- EXERCISE INSTRUCTIONS
Give back exactly the lines from the one with "What Altair code" through the one with "import pandas as pd", inclusive, without the images.

- ENTRIES SHOWN

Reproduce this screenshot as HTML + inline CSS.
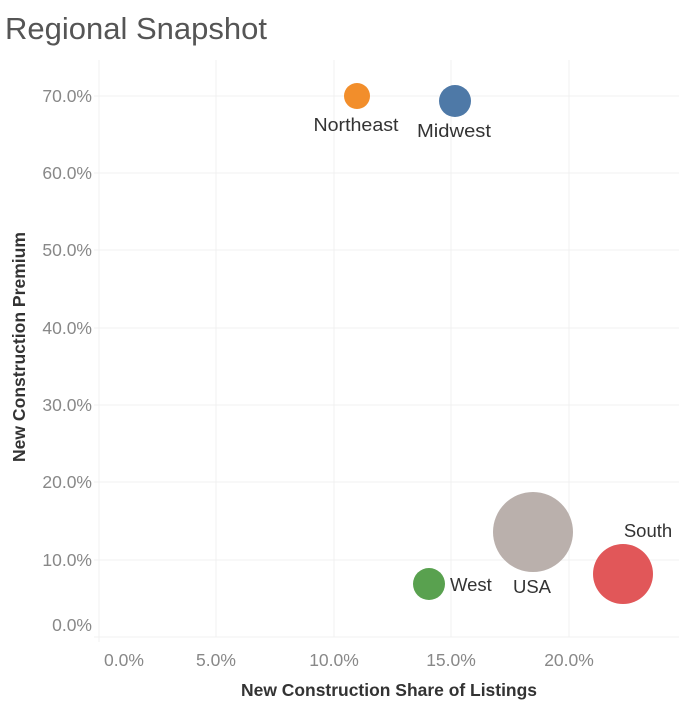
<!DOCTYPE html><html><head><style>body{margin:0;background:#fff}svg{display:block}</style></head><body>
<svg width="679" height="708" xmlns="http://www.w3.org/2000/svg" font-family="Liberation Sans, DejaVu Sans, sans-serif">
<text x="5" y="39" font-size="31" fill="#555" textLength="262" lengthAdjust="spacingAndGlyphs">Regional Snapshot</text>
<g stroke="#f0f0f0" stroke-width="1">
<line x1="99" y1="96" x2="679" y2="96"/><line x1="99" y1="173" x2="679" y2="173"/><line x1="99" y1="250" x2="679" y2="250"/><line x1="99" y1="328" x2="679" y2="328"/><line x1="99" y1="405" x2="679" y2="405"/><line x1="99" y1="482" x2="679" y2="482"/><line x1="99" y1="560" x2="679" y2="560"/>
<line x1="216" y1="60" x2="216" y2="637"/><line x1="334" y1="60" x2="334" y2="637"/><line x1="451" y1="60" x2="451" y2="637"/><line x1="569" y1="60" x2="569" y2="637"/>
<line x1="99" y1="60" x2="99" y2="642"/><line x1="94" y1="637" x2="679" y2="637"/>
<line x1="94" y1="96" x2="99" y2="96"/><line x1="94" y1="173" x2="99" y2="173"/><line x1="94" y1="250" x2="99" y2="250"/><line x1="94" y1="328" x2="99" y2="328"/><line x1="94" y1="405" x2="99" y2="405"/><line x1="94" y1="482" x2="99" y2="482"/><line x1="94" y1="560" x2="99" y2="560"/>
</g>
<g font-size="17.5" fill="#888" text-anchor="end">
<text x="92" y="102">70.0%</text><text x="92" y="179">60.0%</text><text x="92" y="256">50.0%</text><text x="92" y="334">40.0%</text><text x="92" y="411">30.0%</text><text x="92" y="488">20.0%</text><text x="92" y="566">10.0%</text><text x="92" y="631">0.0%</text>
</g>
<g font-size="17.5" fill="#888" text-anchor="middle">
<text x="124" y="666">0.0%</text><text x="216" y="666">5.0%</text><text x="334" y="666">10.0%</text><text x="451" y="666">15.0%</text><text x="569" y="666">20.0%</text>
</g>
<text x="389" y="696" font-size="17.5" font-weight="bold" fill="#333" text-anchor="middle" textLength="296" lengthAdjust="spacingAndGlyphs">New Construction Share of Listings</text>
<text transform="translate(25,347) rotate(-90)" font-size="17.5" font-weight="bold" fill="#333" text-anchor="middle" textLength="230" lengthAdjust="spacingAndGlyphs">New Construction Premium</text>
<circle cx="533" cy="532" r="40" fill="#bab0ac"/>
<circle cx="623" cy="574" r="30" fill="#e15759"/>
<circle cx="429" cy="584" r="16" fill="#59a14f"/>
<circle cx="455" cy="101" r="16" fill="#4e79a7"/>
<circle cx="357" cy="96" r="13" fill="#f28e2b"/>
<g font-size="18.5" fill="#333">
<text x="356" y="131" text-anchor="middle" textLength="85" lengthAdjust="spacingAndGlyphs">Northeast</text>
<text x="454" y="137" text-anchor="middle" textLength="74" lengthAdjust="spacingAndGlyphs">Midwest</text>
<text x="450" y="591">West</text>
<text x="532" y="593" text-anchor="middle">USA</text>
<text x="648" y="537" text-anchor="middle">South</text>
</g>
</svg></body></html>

* * *

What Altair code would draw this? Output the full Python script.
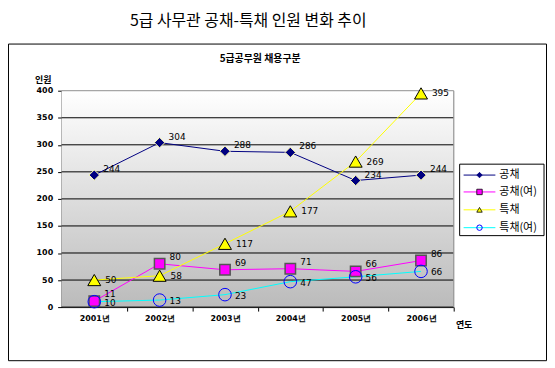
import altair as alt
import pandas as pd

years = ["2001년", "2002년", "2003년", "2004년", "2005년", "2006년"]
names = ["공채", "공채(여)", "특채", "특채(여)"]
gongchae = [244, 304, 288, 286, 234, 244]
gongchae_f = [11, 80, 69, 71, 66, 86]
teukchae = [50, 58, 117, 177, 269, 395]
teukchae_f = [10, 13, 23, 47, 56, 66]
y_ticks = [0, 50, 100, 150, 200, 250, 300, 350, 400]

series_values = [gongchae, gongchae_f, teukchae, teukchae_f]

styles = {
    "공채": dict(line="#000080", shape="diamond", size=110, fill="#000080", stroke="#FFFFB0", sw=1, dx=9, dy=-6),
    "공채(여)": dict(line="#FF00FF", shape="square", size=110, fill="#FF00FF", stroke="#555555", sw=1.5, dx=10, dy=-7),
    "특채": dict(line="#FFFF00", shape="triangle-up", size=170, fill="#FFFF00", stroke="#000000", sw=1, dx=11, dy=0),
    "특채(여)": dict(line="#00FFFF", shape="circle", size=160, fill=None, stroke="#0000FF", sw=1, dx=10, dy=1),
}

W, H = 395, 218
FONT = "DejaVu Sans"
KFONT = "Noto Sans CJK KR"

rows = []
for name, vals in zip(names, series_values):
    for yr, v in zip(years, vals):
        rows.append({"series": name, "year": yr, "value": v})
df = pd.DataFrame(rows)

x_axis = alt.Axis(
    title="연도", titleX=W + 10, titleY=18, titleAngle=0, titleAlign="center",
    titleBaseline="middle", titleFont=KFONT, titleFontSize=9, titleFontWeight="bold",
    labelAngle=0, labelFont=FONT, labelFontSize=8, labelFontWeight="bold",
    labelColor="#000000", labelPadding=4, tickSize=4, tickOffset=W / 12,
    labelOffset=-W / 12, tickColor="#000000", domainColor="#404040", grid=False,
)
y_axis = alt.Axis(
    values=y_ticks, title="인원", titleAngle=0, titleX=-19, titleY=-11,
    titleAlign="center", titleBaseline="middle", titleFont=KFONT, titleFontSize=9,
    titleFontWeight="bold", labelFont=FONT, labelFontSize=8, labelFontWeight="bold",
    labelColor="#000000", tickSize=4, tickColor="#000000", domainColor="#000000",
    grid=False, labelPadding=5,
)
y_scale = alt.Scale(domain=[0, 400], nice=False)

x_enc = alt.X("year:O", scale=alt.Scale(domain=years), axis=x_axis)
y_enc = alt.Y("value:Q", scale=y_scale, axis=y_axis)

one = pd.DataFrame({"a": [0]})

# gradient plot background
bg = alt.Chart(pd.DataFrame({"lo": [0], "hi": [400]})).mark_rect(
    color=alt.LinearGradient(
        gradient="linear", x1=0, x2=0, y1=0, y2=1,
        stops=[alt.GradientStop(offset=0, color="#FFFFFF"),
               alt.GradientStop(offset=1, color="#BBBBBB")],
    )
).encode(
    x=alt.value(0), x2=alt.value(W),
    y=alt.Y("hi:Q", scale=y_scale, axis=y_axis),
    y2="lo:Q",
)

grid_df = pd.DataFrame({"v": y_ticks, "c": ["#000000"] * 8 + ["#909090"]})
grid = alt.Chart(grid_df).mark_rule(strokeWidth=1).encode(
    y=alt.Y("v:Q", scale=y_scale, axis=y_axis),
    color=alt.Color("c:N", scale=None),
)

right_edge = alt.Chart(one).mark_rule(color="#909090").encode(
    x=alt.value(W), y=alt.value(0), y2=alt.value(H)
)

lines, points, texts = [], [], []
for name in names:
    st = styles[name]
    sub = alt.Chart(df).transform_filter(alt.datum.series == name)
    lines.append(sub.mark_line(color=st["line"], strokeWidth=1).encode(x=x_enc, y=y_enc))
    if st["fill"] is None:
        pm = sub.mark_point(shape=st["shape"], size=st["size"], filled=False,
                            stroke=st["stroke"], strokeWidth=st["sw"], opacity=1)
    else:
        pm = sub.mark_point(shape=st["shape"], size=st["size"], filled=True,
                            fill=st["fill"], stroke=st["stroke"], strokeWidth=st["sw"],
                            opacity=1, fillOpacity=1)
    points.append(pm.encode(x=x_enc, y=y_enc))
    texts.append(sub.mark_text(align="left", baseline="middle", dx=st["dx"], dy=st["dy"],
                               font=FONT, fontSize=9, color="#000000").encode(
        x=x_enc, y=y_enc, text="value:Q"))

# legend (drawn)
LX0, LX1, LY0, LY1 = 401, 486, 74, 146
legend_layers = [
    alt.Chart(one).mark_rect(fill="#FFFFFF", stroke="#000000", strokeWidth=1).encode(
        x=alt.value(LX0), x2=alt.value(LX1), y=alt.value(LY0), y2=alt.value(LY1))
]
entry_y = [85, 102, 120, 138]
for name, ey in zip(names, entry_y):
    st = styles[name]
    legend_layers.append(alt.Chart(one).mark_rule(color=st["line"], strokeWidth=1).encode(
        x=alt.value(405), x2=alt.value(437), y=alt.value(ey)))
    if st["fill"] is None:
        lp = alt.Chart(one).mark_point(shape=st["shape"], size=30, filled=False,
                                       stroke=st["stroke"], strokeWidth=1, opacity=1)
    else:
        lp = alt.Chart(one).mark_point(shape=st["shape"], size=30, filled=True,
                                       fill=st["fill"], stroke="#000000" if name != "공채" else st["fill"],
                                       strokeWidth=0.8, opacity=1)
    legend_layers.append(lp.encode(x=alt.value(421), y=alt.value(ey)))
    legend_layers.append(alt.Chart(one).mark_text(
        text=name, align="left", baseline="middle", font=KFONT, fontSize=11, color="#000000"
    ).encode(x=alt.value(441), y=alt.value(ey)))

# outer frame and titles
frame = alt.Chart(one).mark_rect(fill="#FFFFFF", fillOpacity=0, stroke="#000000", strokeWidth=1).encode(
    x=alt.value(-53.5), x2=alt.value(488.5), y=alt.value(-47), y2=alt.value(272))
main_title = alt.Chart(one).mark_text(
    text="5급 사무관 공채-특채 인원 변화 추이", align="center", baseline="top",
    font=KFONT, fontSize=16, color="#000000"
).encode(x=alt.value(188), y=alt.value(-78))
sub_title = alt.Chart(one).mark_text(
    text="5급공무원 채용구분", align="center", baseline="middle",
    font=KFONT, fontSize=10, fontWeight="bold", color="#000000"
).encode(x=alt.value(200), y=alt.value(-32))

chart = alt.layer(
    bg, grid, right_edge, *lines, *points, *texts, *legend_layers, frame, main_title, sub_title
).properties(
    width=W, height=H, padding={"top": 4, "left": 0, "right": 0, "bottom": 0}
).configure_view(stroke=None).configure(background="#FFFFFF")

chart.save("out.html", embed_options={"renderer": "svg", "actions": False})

- CORRECT RESULT
What Altair code would draw this? Output the full Python script.
import altair as alt
import pandas as pd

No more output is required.